JERUSALEM, 5 November 2007 — US Secretary of State Condoleezza Rice heard a strong message from Israel yesterday that security must precede the creation of a Palestinian state, as she sought to bridge gaps ahead of a peace meeting.
Making her eighth visit this year for shuttle diplomacy between Israel and the Palestinians, Rice lowered expectations of an imminent agreement on a joint document for the US-sponsored conference she hopes could revive peace talks.
“The meaning is security for Israel first and then the establishment of a Palestinian state because nobody wants to see another terror state in the region,” said Foreign Minister Tzipi Livni, greeting Rice for breakfast.
“Though we need to find a common ground with the pragmatic (Palestinian) leaders, they need to understand that the implementation of future understandings will be implemented only according to the... road map.” The internationally drafted peace plan has made next to no progress since it was adopted in June 2003, and has already missed its first deadline for creating a Palestinian state living in peace alongside a secure Israel.
Israeli negotiators, headed by Livni, and their Palestinian counterparts have been divided for weeks over a joint document they are supposed to draw up for the meeting aimed at reviving the peace process after a seven-year hiatus.
Not a single word has yet been written for the conference document and wide gaps remain between Israel and the Palestinians, although both sides have agreed that commitment to the road map would be part of the statement.
The Palestinians want the document to tackle the most intractable problems of the conflict — namely borders, refugees and the status of Jerusalem — and a timetabled implementation, while Israel favors a looser statement.
Rice later met Defense Minister Ehud Barak before scheduled talks with international Middle East envoy Tony Blair, Israeli Prime Minister Ehud Olmert and an address to the Saban Forum think thank in Jerusalem.
Today, she is to meet Palestinian President Mahmoud Abbas, Ahmed Qorei, who heads the Palestinian negotiating team, and Palestinian Prime Minister Salam Fayyad in the West Bank political capital of Ramallah.
Deputy Prime Minister Haim Ramon, a key Olmert ally, said at the weekend that Israel wants a peace deal with the Palestinians before US President George W. Bush leaves office in early 2009.
But he said Israel would continue to resist Palestinian demands for a firm timetable to solve the most divisive issues of the conflict.
Meanwhile, Israeli airstrikes and shelling killed four Palestinians in the Hamas-run Gaza Strip yesterday, after militants fired three rockets toward the Jewish state, medical and security officials said.
Barak warned last week that every day brought closer the prospect of a full-scale Israeli military operation in the Gaza Strip, where more limited raids have been unable to curb rocket fire.
The Palestinian presidency condemned the killings and accused Israel of endangering talks at a time when Rice was pressing diplomacy in Jerusalem ahead of an international peace meeting.

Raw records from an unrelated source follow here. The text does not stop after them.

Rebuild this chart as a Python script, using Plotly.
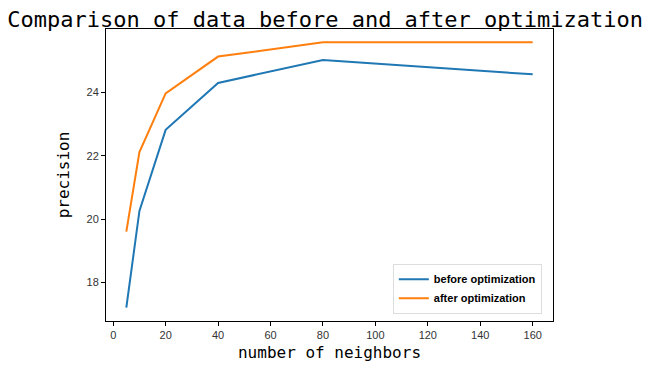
import plotly.graph_objects as go

neighbors = [5, 10, 20, 40, 80, 160]
before_opt = [17.21, 20.26, 22.82, 24.30, 25.02, 24.57]
after_opt = [19.61, 22.12, 23.97, 25.13, 25.58, 25.58]
x_ticks = [0, 20, 40, 60, 80, 100, 120, 140, 160]
y_ticks = [18, 20, 22, 24]

fig = go.Figure()
fig.add_trace(go.Scatter(x=neighbors, y=before_opt, mode="lines", name="before optimization",
                         line=dict(color="#1f77b4", width=2)))
fig.add_trace(go.Scatter(x=neighbors, y=after_opt, mode="lines", name="after optimization",
                         line=dict(color="#ff7f0e", width=2)))

axis_common = dict(showgrid=False, zeroline=False, showline=True, linecolor="black", linewidth=1,
                   mirror=True, ticks="outside", ticklen=4, tickcolor="black",
                   tickfont=dict(family="Liberation Sans Narrow, Arial Narrow, Liberation Sans, Arial",
                                 size=11, color="#333333"))

fig.update_layout(
    width=642, height=362,
    paper_bgcolor="white", plot_bgcolor="white",
    margin=dict(l=98, r=97, t=21, b=49),
    title=dict(text="Comparison of data before and after optimization", x=0.494, xanchor="center",
               y=0.99, yanchor="top",
               font=dict(family="DejaVu Sans Mono, Liberation Mono, monospace", size=22, color="black")),
    xaxis=dict(range=[-2.75, 167.75], tickvals=x_ticks,
               title=dict(text="number of neighbors", standoff=6,
                          font=dict(family="DejaVu Sans Mono, Liberation Mono, monospace", size=16, color="black")),
               **axis_common),
    yaxis=dict(range=[16.79, 26.0], tickvals=y_ticks,
               title=dict(text="precision", standoff=12,
                          font=dict(family="DejaVu Sans Mono, Liberation Mono, monospace", size=16, color="black")),
               **axis_common),
    legend=dict(x=0.975, y=0.025, xanchor="right", yanchor="bottom",
                bgcolor="rgba(255,255,255,0.8)", bordercolor="#dddddd", borderwidth=1,
                font=dict(family="Liberation Sans, Arial", size=11, color="black", weight="bold"),
                itemwidth=30, tracegroupgap=0),
    showlegend=True,
)

fig.write_html("out.html")
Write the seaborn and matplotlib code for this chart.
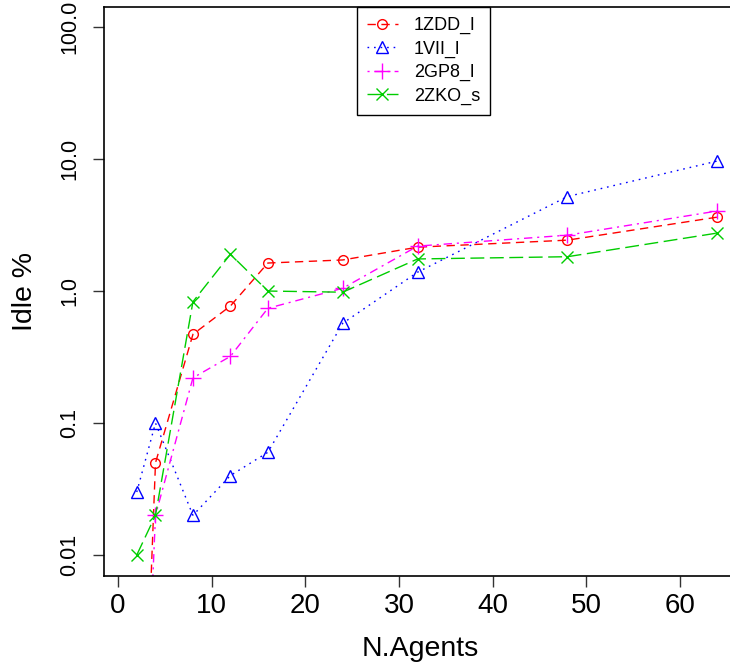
import numpy as np
import pandas as pd
import seaborn as sns
import matplotlib
matplotlib.use("Agg")
import matplotlib.pyplot as plt

# Data
agents = [2, 4, 8, 12, 16, 24, 32, 48, 64]
idle_1zdd = [1e-5, 0.05, 0.47, 0.77, 1.63, 1.72, 2.15, 2.43, 3.63]
idle_1vii = [0.03, 0.10, 0.02, 0.04, 0.06, 0.57, 1.39, 5.2, 9.66]
idle_2gp8 = [1e-5, 0.02, 0.22, 0.32, 0.74, 1.05, 2.19, 2.65, 4.04]
idle_2zko = [0.01, 0.02, 0.83, 1.90, 1.00, 0.98, 1.75, 1.82, 2.75]

series_names = ["1ZDD_l", "1VII_l", "2GP8_l", "2ZKO_s"]
series_values = [idle_1zdd, idle_1vii, idle_2gp8, idle_2zko]

y_ticks = [0.01, 0.1, 1.0, 10.0, 100.0]
y_tick_labels = ["0.01", "0.1", "1.0", "10.0", "100.0"]
x_ticks = [0, 10, 20, 30, 40, 50, 60]

df = pd.DataFrame({
    "agents": agents * len(series_names),
    "idle": sum(series_values, []),
    "series": np.repeat(series_names, len(agents)),
})

sns.set_style("ticks")
plt.rcParams["font.family"] = ["Liberation Sans", "DejaVu Sans"]
plt.rcParams["text.color"] = "black"
plt.rcParams["axes.labelcolor"] = "black"
plt.rcParams["xtick.color"] = "black"
plt.rcParams["ytick.color"] = "black"

# R-like styles: colour, marker, line type
styles = {
    "1ZDD_l": dict(color="red", marker="o", mfc="none", ms=7, linestyle=(0, (6, 4))),
    "1VII_l": dict(color="blue", marker="^", mfc="none", ms=8.5, linestyle=(0, (1.2, 3.5))),
    "2GP8_l": dict(color="magenta", marker="+", ms=11, linestyle=(0, (1.5, 3.5, 6, 3.5))),
    "2ZKO_s": dict(color="#00CD00", marker="x", ms=8, linestyle=(0, (10, 4))),
}

fig = plt.figure(figsize=(7.30, 6.69), dpi=100)
W, H = 730, 669
left, right, top, bottom = 104, 736, 7, 576
ax = fig.add_axes([left / W, 1 - bottom / H, (right - left) / W, (bottom - top) / H])

for name in series_names:
    sub = df[df["series"] == name]
    st = styles[name]
    sns.lineplot(data=sub, x="agents", y="idle", ax=ax, label=name,
                 color=st["color"], marker=st["marker"], markersize=st["ms"],
                 markerfacecolor=st["mfc"] if "mfc" in st else st["color"],
                 markeredgecolor=st["color"], markeredgewidth=1.0,
                 linewidth=1.0, linestyle=st["linestyle"], errorbar=None)

ax.set_yscale("log")
ax.set_xlim(-1.5, 66.0)
ax.set_ylim(10 ** -2.159, 10 ** 2.152)
ax.set_yticks(y_ticks)
ax.set_yticklabels(y_tick_labels, rotation=90, va="center", fontsize=15.5)
ax.yaxis.set_minor_locator(matplotlib.ticker.NullLocator())
ax.set_xticks(x_ticks)
ax.set_xticklabels([str(t) for t in x_ticks], fontsize=20)
ax.tick_params(axis="both", length=8, width=1.0, color="#333333")
ax.tick_params(axis="x", pad=4)
ax.tick_params(axis="y", pad=9)

for sp in ax.spines.values():
    sp.set_visible(True)
    sp.set_linewidth(1.2)
    sp.set_color("black")

ax.set_xlabel("N.Agents", fontsize=20.5)
ax.set_ylabel("Idle %", fontsize=20.5)
ax.xaxis.set_label_coords(0.5, (bottom - 636) / (bottom - top))
ax.yaxis.set_label_coords((38 - left) / (right - left), 0.5)

leg = ax.legend(loc="upper left", bbox_to_anchor=((357 - left) / (right - left), 1.0),
                fontsize=13, frameon=True, fancybox=False, framealpha=1,
                edgecolor="black", handlelength=1.7, handletextpad=0.9,
                labelspacing=0.35, borderpad=0.55, borderaxespad=0)
leg.get_frame().set_linewidth(1.0)

fig.savefig("out.png", dpi=100)
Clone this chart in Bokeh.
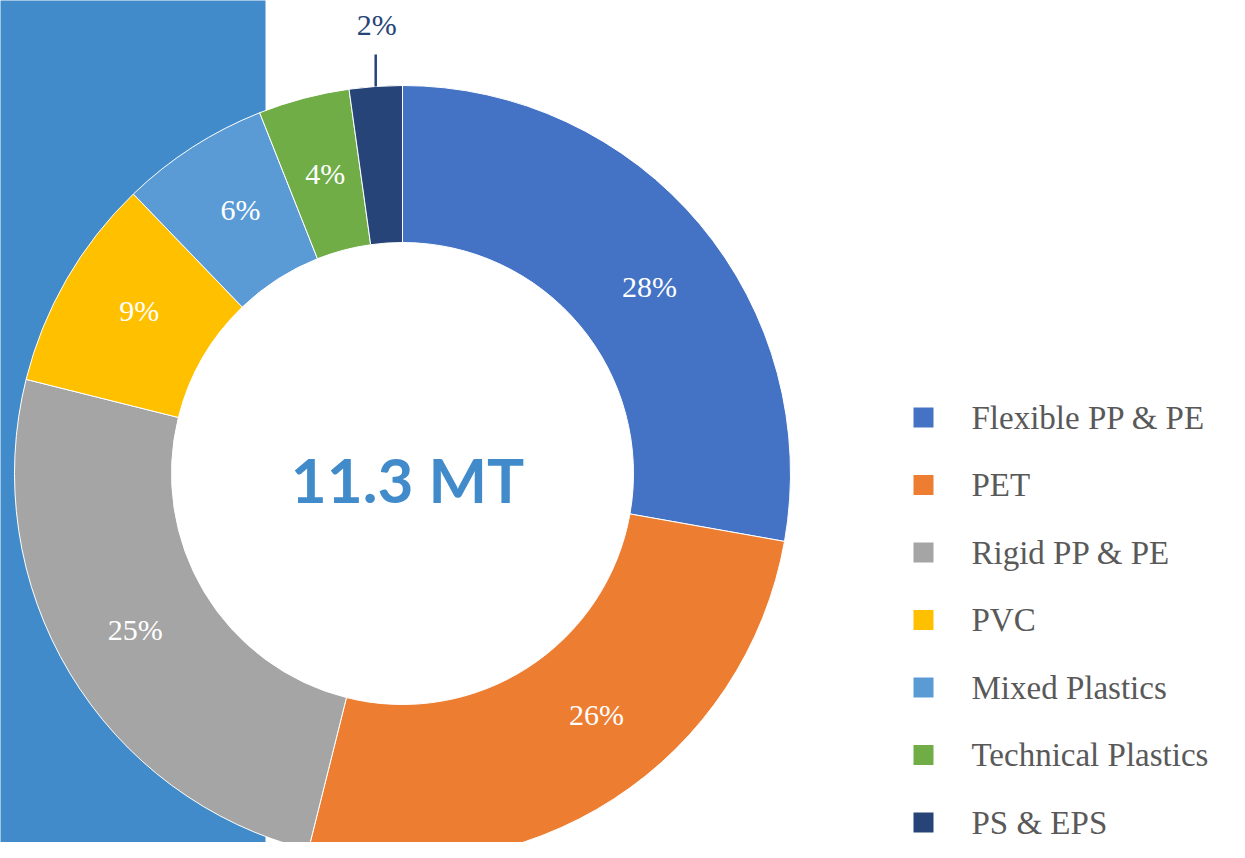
import math
from bokeh.plotting import figure
from bokeh.models import Range1d, ColumnDataSource
from bokeh.core.properties import value
from bokeh.embed import file_html
from bokeh.resources import INLINE

# ---- data ----
categories = ["Flexible PP & PE", "PET", "Rigid PP & PE", "PVC",
              "Mixed Plastics", "Technical Plastics", "PS & EPS"]
shares = [27.8, 26.1, 25.0, 8.9, 6.2, 3.8, 2.2]
labels = ["28%", "26%", "25%", "9%", "6%", "4%", "2%"]
colors = ["#4472C4", "#ED7D31", "#A5A5A5", "#FFC000",
          "#5B9BD5", "#70AD47", "#264478"]
center_text = "11.3 MT"

# label placement nudges (degrees, layout only)
label_nudge_deg = [2.9, -5.9, 0.7, 1.7, 1.2, 0.3]

SERIF = value("'Liberation Serif', 'Times New Roman', serif")

# ---- layout (reference pixel space, y flipped) ----
H = 858
def Y(ypx):
    return H - ypx

cx, cy = 402, Y(473)
r_in, r_out = 231, 388

total = sum(shares)
starts, ends, mids = [], [], []
acc = 0.0
for s in shares:
    a0 = math.pi / 2 - 2 * math.pi * acc / total
    acc += s
    a1 = math.pi / 2 - 2 * math.pi * acc / total
    starts.append(a0)
    ends.append(a1)
    mids.append((a0 + a1) / 2)

W_FIG, H_FIG = 1229, 842
p = figure(width=W_FIG, height=H_FIG, output_backend="svg", toolbar_location=None,
           x_range=Range1d(0, W_FIG), y_range=Range1d(H - H_FIG, H),
           min_border=0, x_axis_location=None, y_axis_location=None)
p.grid.visible = False
p.outline_line_color = None
p.background_fill_color = "white"
p.border_fill_color = "white"

# left blue panel
p.quad(left=[-10], right=[265], bottom=[0], top=[H + 10], fill_color="#428BCA", line_color=None)

# white hole
p.wedge(x=cx, y=cy, radius=r_in + 2, start_angle=0, end_angle=2 * math.pi,
        fill_color="white", line_color=None)

src = ColumnDataSource(dict(start=starts, end=ends, color=colors, cat=categories))
p.annular_wedge(x=cx, y=cy, inner_radius=r_in, outer_radius=r_out,
                start_angle="start", end_angle="end", direction="clock",
                fill_color="color", line_color="white", line_width=1, source=src)

# inside labels (all but the smallest)
r_mid = (r_in + r_out) / 2
lx, ly, lt = [], [], []
for i in range(len(shares) - 1):
    a = mids[i] - math.radians(label_nudge_deg[i])
    lx.append(cx + r_mid * math.cos(a))
    ly.append(cy + r_mid * math.sin(a))
    lt.append(labels[i])
p.text(x=lx, y=ly, text=lt, text_color="white", text_font=SERIF,
       text_font_size="30px", text_align="center", text_baseline="middle")

# outside label for the smallest slice
a = mids[-1]
x0 = cx + r_out * math.cos(a)
p.segment(x0=[x0], y0=[cy + r_out * math.sin(a)], x1=[x0], y1=[cy + (r_out + 31)],
          line_color="#264478", line_width=2.5)
p.text(x=[x0 + 1], y=[Y(24)], text=[labels[-1]], text_color="#264478",
       text_font=SERIF, text_font_size="30px",
       text_align="center", text_baseline="middle")

# center text
p.text(x=[407], y=[Y(478)], text=[center_text], text_color="#428BCA",
       text_font=value("Lato"), text_font_style="bold", text_font_size="62px",
       text_align="center", text_baseline="middle")

# legend
row0, step = 417, 67.5
ys = [Y(row0 + step * i) for i in range(len(categories))]
p.scatter(x=[923] * len(categories), y=ys, marker="square", size=20,
          fill_color=colors, line_color=None)
p.text(x=[971] * len(categories), y=ys, text=categories, text_color="#595959",
       text_font=SERIF, text_font_size="33px",
       text_align="left", text_baseline="middle")

open("out.html", "w").write(file_html(p, INLINE))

Three of the Palestinians — civilian workers — were killed when an Israeli shell exploded near the place where they changed clothes for their factory job, local medical officials said.
The dead were named as 40-year-old Zaher Al-Har, his son Yussef, 18, and 22-year-old Mohammed Abu Habib. An Israeli airstrike killed Bassem Khadura, 25, from the armed wing of Islamic Jihad, and critically wounded another fighter from the radical faction in the same area, medical officials and witnesses said.
An Israeli army spokesman confirmed two airstrikes and ground shelling against the northern Gaza Strip in response to rocket attacks.